HMS Meleager was a 36-gun fifth-rate Perseverance-class frigate of the Royal Navy. She was launched in 1806 and wrecked on 30 July 1808 off Jamaica. During her brief career she captured two armed vessels and two merchantmen on the Jamaica station. She was named after Meleager, who could have been a Macedonian officer of distinction in the service of Alexander the Great, or a Meleager a character from Greek mythology.

==Active service==
In November 1806 Meleager was commissioned under Captain John Broughton for the North Sea. In mid-1807 Meleager accompanied HMS Shannon above 80 degrees latitude in a mission to protect the Greenland whaling fleet. They found neither whalers nor threats and so on 23 August they were back in Leith Roads, seeking replenishment, having spent three months above the Arctic Circle. They then sailed for the Shetland Islands where they cruised for about another month.

Meleager, under Captain J. Broughton, was in company with , and when they captured Fischia on 14 April 1807. Then on 5 September 1807, Meleager captured Jonge Lars.

On 16 November 1807 Meleager sailed with a convoy to the West Indies. On 8 February 1808, Meleager was off Santiago de Cuba when she sent her boats, with 41 men, to capture the French felucca-rigged privateer Renard. She was armed with one long 6-pounder gun and many muskets, and had a crew of 47 men. The boat party took her without loss even though she was perfectly prepared and expecting to be attacked, given that Meleager had chased her. At the approach of the boats, 18 men jumped overboard. Renard had been cruising for 27 days but had not taken anything.

Eleven days later, Meleager captured Antelope, a Spanish schooner Letter of Marque. Antelope was pierced for 14 guns but only carried five, an 18-pounder midships and four 6-pounders; the 6-pounders she threw overboard during the chase. She had a crew of 62 men and was sailing from Cadiz to Vera Cruz with a cargo of dry goods, brandy and wine. The Royal Navy purchased her and renamed her .

In early 1808 Meleager detained the American schooner Meteor between the Cuban cities of Trinidad and Santiago, on the pretext that she was going to violate the British embargo. A judge in Jamaica ordered Meteor released, but not before her owner, Richard Raynal Keene, had to pay $2000 to cover his and Broughton's costs. The detainment led to further pecuniary misfortunes for Keene. In April 1808 Captain Frederick Warren replaced Brougton.
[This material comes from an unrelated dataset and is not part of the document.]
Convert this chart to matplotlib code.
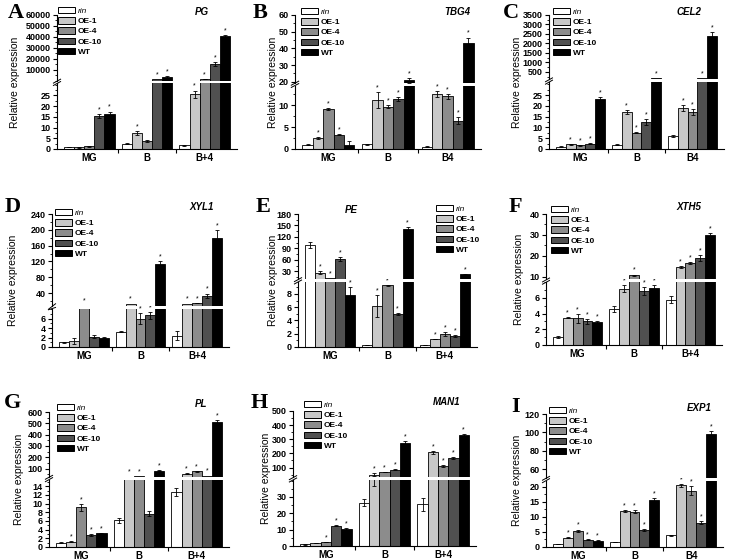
import matplotlib
matplotlib.use('Agg')
from matplotlib import pyplot as plt
from matplotlib.patches import Patch
from matplotlib.ticker import AutoMinorLocator, FixedLocator
import numpy as np

plt.rcParams['font.family'] = ['Liberation Sans', 'DejaVu Sans']

series = ['rin', 'OE-1', 'OE-4', 'OE-10', 'WT']
colors = ['white', '#c8c8c8', '#8c8c8c', '#505050', 'black']
groups_plus = ['MG', 'B', 'B+4']
groups_b4 = ['MG', 'B', 'B4']

# rows = rin, OE-1, OE-4, OE-10, WT ; columns = MG, B, B+4 (B4)
pg_vals = [[1.0, 2.5, 1.8], [0.8, 7.5, 25.5], [1.2, 3.8, 1500], [15.5, 1000, 15000], [16.2, 3000, 40500]]
pg_err = [[0.1, 0.2, 0.2], [0.1, 1.0, 1.8], [0.1, 0.5, 100], [0.8, 100, 1800], [1.3, 800, 1500]]
pg_star = [[0, 0, 0], [0, 1, 1], [0, 0, 1], [1, 1, 1], [1, 1, 1]]

tbg4_vals = [[1.0, 1.1, 0.5], [2.5, 11.2, 12.6], [9.1, 9.7, 12.0], [3.3, 11.4, 6.5], [0.8, 20.8, 43.5]]
tbg4_err = [[0.1, 0.1, 0.1], [0.15, 1.9, 0.7], [0.15, 0.3, 0.6], [0.15, 0.5, 0.7], [1.0, 1.5, 3.0]]
tbg4_star = [[0, 0, 0], [1, 1, 1], [1, 1, 1], [1, 1, 1], [0, 1, 1]]

cel2_vals = [[1.0, 2.0, 6.0], [2.2, 17.2, 19.0], [1.8, 7.5, 17.2], [2.5, 12.5, 150], [23.0, 170, 2380]]
cel2_err = [[0.2, 0.1, 0.3], [0.2, 0.8, 1.2], [0.2, 0.2, 1.5], [0.2, 1.3, 10], [1.0, 10, 200]]
cel2_star = [[0, 0, 0], [1, 1, 1], [1, 1, 1], [1, 1, 1], [1, 1, 1]]

xyl1_vals = [[1.0, 3.2, 2.4], [1.3, 13, 13], [9.5, 6.0, 15], [2.2, 6.7, 33], [2.0, 113, 180]]
xyl1_err = [[0.1, 0.1, 1.0], [0.6, 1, 1], [0.3, 1.2, 1], [0.3, 0.7, 6], [0.1, 7, 20]]
xyl1_star = [[0, 0, 0], [0, 1, 1], [1, 1, 1], [0, 1, 1], [0, 1, 1]]

pe_vals = [[100, 0.3, 0.3], [27, 6.2, 1.2], [12, 9.3, 1.9], [62, 5.0, 1.6], [7.8, 142, 22]]
pe_err = [[8, 0.05, 0.05], [3, 1.7, 0.05], [0.5, 0.1, 0.3], [6, 0.1, 0.15], [1.2, 5, 2]]
pe_star = [[0, 0, 0], [1, 1, 1], [1, 1, 1], [1, 1, 1], [1, 1, 1]]

xth5_vals = [[1.0, 4.6, 5.8], [3.5, 7.2, 14.5], [3.4, 10.6, 16.5], [3.0, 6.9, 19.0], [2.9, 7.3, 29.8]]
xth5_err = [[0.1, 0.35, 0.4], [0.1, 0.4, 0.4], [0.6, 0.4, 0.5], [0.35, 0.5, 1.5], [0.1, 0.4, 1.0]]
xth5_star = [[0, 0, 0], [1, 1, 1], [1, 1, 1], [1, 1, 1], [1, 1, 1]]

pl_vals = [[1.0, 6.1, 12.7], [1.2, 30, 55], [9.1, 32, 75], [2.7, 7.7, 37], [3.2, 80, 510]]
pl_err = [[0.1, 0.5, 0.9], [0.15, 2, 3], [0.7, 2, 3], [0.2, 0.5, 2], [0.1, 4, 20]]
pl_star = [[0, 0, 0], [1, 1, 1], [1, 1, 1], [1, 0, 1], [1, 1, 1]]

man1_vals = [[1.0, 26.5, 25.5], [1.8, 49, 208], [2.5, 68, 110], [12.3, 86, 165], [10.5, 272, 330]]
man1_err = [[0.1, 2.3, 4], [0.1, 12, 10], [0.2, 3, 8], [0.3, 5, 8], [0.4, 15, 5]]
man1_star = [[0, 0, 0], [0, 1, 1], [1, 1, 1], [1, 1, 1], [1, 1, 1]]

exp1_vals = [[1.0, 1.6, 3.9], [3.1, 11.9, 20.4], [5.4, 11.7, 18.6], [2.4, 5.7, 8.1], [2.1, 15.5, 98]]
exp1_err = [[0.05, 0.1, 0.1], [0.2, 0.3, 0.5], [0.4, 0.5, 1.5], [0.1, 0.3, 0.5], [0.1, 0.8, 4]]
exp1_star = [[0, 0, 0], [1, 1, 1], [1, 1, 1], [1, 1, 1], [1, 1, 1]]

W, H = 729, 560

# layout, all in pixels of the output image
panels = [
    dict(letter='A', gene='PG', vals=pg_vals, err=pg_err, star=pg_star, groups=groups_plus,
         box=(57, 237, 15, 149), split=0.50, lo=(0, 30.6), hi=(0, 60000),
         lo_ticks=[0, 5, 10, 15, 20, 25], hi_ticks=range(10000, 60001, 10000),
         leg=(58, 7), title=(202, 12), let=(8, 13), ylab=15),
    dict(letter='B', gene='TBG4', vals=tbg4_vals, err=tbg4_err, star=tbg4_star, groups=groups_b4,
         box=(295, 481, 15, 149), split=0.485, lo=(0, 14.5), hi=(19.5, 60),
         lo_ticks=[0, 5, 10], hi_ticks=range(20, 61, 10),
         leg=(301, 8), title=(457, 12), let=(253, 13), ylab=273),
    dict(letter='C', gene='CEL2', vals=cel2_vals, err=cel2_err, star=cel2_star, groups=groups_b4,
         box=(549, 724, 15, 149), split=0.51, lo=(0, 31), hi=(115, 3500),
         lo_ticks=[0, 5, 10, 15, 20, 25], hi_ticks=range(500, 3501, 500),
         leg=(553, 8), title=(689, 12), let=(503, 13), ylab=517),
    dict(letter='D', gene='XYL1', vals=xyl1_vals, err=xyl1_err, star=xyl1_star, groups=groups_plus,
         box=(52, 229, 214, 347), split=0.30, lo=(0, 8.1), hi=(8.5, 240),
         lo_ticks=[0, 2, 4, 6], hi_ticks=range(40, 241, 40),
         leg=(55, 209), title=(202, 207), let=(5, 207), ylab=13),
    dict(letter='E', gene='PE', vals=pe_vals, err=pe_err, star=pe_star, groups=groups_plus,
         box=(298, 477, 214, 347), split=0.50, lo=(0, 9.8), hi=(10, 180),
         lo_ticks=[0, 2, 4, 6, 8], hi_ticks=range(30, 181, 30),
         leg=(436, 205), title=(351, 210), let=(256, 207), ylab=273),
    dict(letter='F', gene='XTH5', vals=xth5_vals, err=xth5_err, star=xth5_star, groups=groups_plus,
         box=(546, 722, 214, 345), split=0.49, lo=(0, 8), hi=(8.7, 40),
         lo_ticks=[0, 2, 4, 6], hi_ticks=range(10, 41, 10),
         leg=(551, 206), title=(689, 207), let=(509, 207), ylab=519),
    dict(letter='G', gene='PL', vals=pl_vals, err=pl_err, star=pl_star, groups=groups_plus,
         box=(49, 229, 412, 547), split=0.51, lo=(0, 15.5), hi=(28, 600),
         lo_ticks=[0, 2, 4, 6, 8, 10, 12, 14], hi_ticks=range(100, 601, 100),
         leg=(57, 404), title=(201, 404), let=(4, 403), ylab=19),
    dict(letter='H', gene='MAN1', vals=man1_vals, err=man1_err, star=man1_star, groups=groups_plus,
         box=(293, 476, 411, 546), split=0.50, lo=(0, 40.4), hi=(33, 500),
         lo_ticks=[0, 10, 20, 30], hi_ticks=range(100, 501, 100),
         leg=(304, 401), title=(447, 402), let=(251, 403), ylab=266),
    dict(letter='I', gene='EXP1', vals=exp1_vals, err=exp1_err, star=exp1_star, groups=groups_b4,
         box=(546, 723, 414, 547), split=0.51, lo=(0, 22), hi=(51, 120),
         lo_ticks=[0, 5, 10, 15, 20], hi_ticks=range(60, 121, 20),
         leg=(549, 407), title=(699, 408), let=(511, 407), ylab=517),
]


def style_axis(ax):
    ax.spines['top'].set_visible(False)
    ax.spines['right'].set_visible(False)
    for s in ax.spines.values():
        s.set_linewidth(0.8)
    ax.tick_params(axis='y', direction='out', length=3, width=0.8, labelsize=6.5, pad=1.5)
    ax.tick_params(axis='y', which='minor', length=1.5, width=0.6)
    for lab in ax.get_yticklabels():
        lab.set_fontweight('bold')


def draw_panel(fig, p):
    x0, x1, y0, y1 = p['box']
    total = y1 - y0
    gap = 3
    hb = total * p['split'] - gap / 2
    ht = total * (1 - p['split']) - gap / 2
    ax_b = fig.add_axes([x0 / W, 1 - y1 / H, (x1 - x0) / W, hb / H])
    ax_t = fig.add_axes([x0 / W, 1 - (y0 + ht) / H, (x1 - x0) / W, ht / H])

    x = np.arange(3)
    bw = 0.175
    lo_max = p['lo'][1]
    hi_min, hi_max = p['hi']
    span = hi_max - hi_min
    # bars in the upper segment start well below its lower limit so no edge shows
    base = hi_min - span
    for i in range(5):
        xs = x + (i - 2) * bw
        v = np.array(p['vals'][i], dtype=float)
        e = np.array(p['err'][i], dtype=float)
        ax_b.bar(xs, v, bw, color=colors[i], edgecolor='black', linewidth=0.6, zorder=2)
        ax_b.errorbar(xs, v, yerr=e, fmt='none', ecolor='black', elinewidth=0.6,
                      capsize=1.5, capthick=0.6, zorder=3)
        up = v > hi_min + 0.005 * span
        if up.any():
            ax_t.bar(xs[up], v[up] - base, bw, bottom=base, color=colors[i],
                     edgecolor='black', linewidth=0.6, zorder=2)
        show_err = v > hi_min + 0.02 * span
        if show_err.any():
            ax_t.errorbar(xs[show_err], v[show_err], yerr=e[show_err], fmt='none',
                          ecolor='black', elinewidth=0.6, capsize=1.5, capthick=0.6, zorder=3)
        for j in range(3):
            if p['star'][i][j]:
                top = v[j] + e[j]
                ax = ax_t if top > lo_max else ax_b
                ax.annotate('*', (xs[j], top), xytext=(0, 0.5), textcoords='offset points',
                            ha='center', va='bottom', fontsize=5, annotation_clip=False,
                            zorder=4)

    ax_b.set_ylim(*p['lo'])
    ax_t.set_ylim(hi_min, hi_max)
    ax_b.set_xlim(-0.56, 2.56)
    ax_t.set_xlim(-0.56, 2.56)
    ax_b.yaxis.set_major_locator(FixedLocator(list(p['lo_ticks'])))
    ax_b.yaxis.set_minor_locator(AutoMinorLocator(2))
    ax_t.yaxis.set_major_locator(FixedLocator(list(p['hi_ticks'])))
    ax_t.yaxis.set_minor_locator(AutoMinorLocator(2))

    style_axis(ax_b)
    style_axis(ax_t)
    ax_t.spines['bottom'].set_visible(False)
    ax_t.set_xticks([])

    ax_b.set_xticks(x)
    ax_b.set_xticklabels(p['groups'], fontsize=7, fontweight='bold')
    ax_b.tick_params(axis='x', which='major', length=0, pad=3)
    ax_b.set_xticks([0.5, 1.5], minor=True)
    ax_b.tick_params(axis='x', which='minor', length=3, width=0.8)

    # break marks on the left spine
    kw = dict(color='black', lw=0.7, clip_on=False)
    ax_b.plot([-0.02, 0.02], [1 - 0.03, 1 + 0.03], transform=ax_b.transAxes, **kw)
    ax_t.plot([-0.02, 0.02], [-0.04, 0.02], transform=ax_t.transAxes, **kw)

    handles = [Patch(facecolor=c, edgecolor='black', linewidth=0.7) for c in colors]
    lx, ly = p['leg']
    leg = fig.legend(handles, series, loc='upper left', bbox_to_anchor=(lx / W, 1 - ly / H),
                     frameon=False, prop=dict(size=6, weight='bold'), handlelength=2.0,
                     handleheight=0.8, labelspacing=0.25, handletextpad=0.35,
                     borderpad=0, borderaxespad=0)
    leg.get_texts()[0].set_style('italic')
    leg.get_texts()[0].set_fontweight('normal')

    tx, ty = p['title']
    fig.text(tx / W, 1 - ty / H, p['gene'], ha='center', va='center', fontsize=7,
             fontweight='bold', style='italic')
    lx, ly = p['let']
    fig.text(lx / W, 1 - ly / H, p['letter'], ha='left', va='center', fontsize=16,
             fontweight='bold', family='Liberation Serif')
    fig.text(p['ylab'] / W, 1 - (y0 + y1) / 2 / H, 'Relative expression', rotation=90,
             ha='center', va='center', fontsize=7.5)


def main():
    fig = plt.figure(figsize=(W / 100, H / 100), dpi=100)
    for p in panels:
        draw_panel(fig, p)
    fig.savefig('out.png', dpi=100)


if __name__ == '__main__':
    main()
The French privateer Plutus on 4 July 1808 captured Commerce, which had been sailing from the Halifax to Jamaica. Meleager recaptured Commerce three days later and sent her into Jamaica.

==Fate==
On 30 July 1808 Meleager, under the command of Captain Frederick Warren, had been sailing from Port Royal, Jamaica, when in the evening the master, believing that land in sight was Portland Point, set a course that would take her well clear of land. Still, less than half an hour later lookouts spotted broken water ahead; although the helmsman attempted to turn Meleager, she struck. Efforts to get her off or to stem the inflow of water were unsuccessful. During the night the crew took down the masts and made rafts; once daylight arrived the task became to get everyone safely on shore. A line was strung to the shore of Bare Bush Key and all but three crewmen made it safely ashore. For the next few days the crew worked to salvage a large amount of stores and the guns.

On 30 August Captain Warren, his officers and crew went before a court martial on at Port Royal. The court martial ruled that the wrecking was probably due to the master mistaking Braziletto Hill for Portland Point and so setting a wrong course. The court martial board warned Warren and the master to be more careful in the future and to pay closer attention to the courses they steered and the distances they had covered.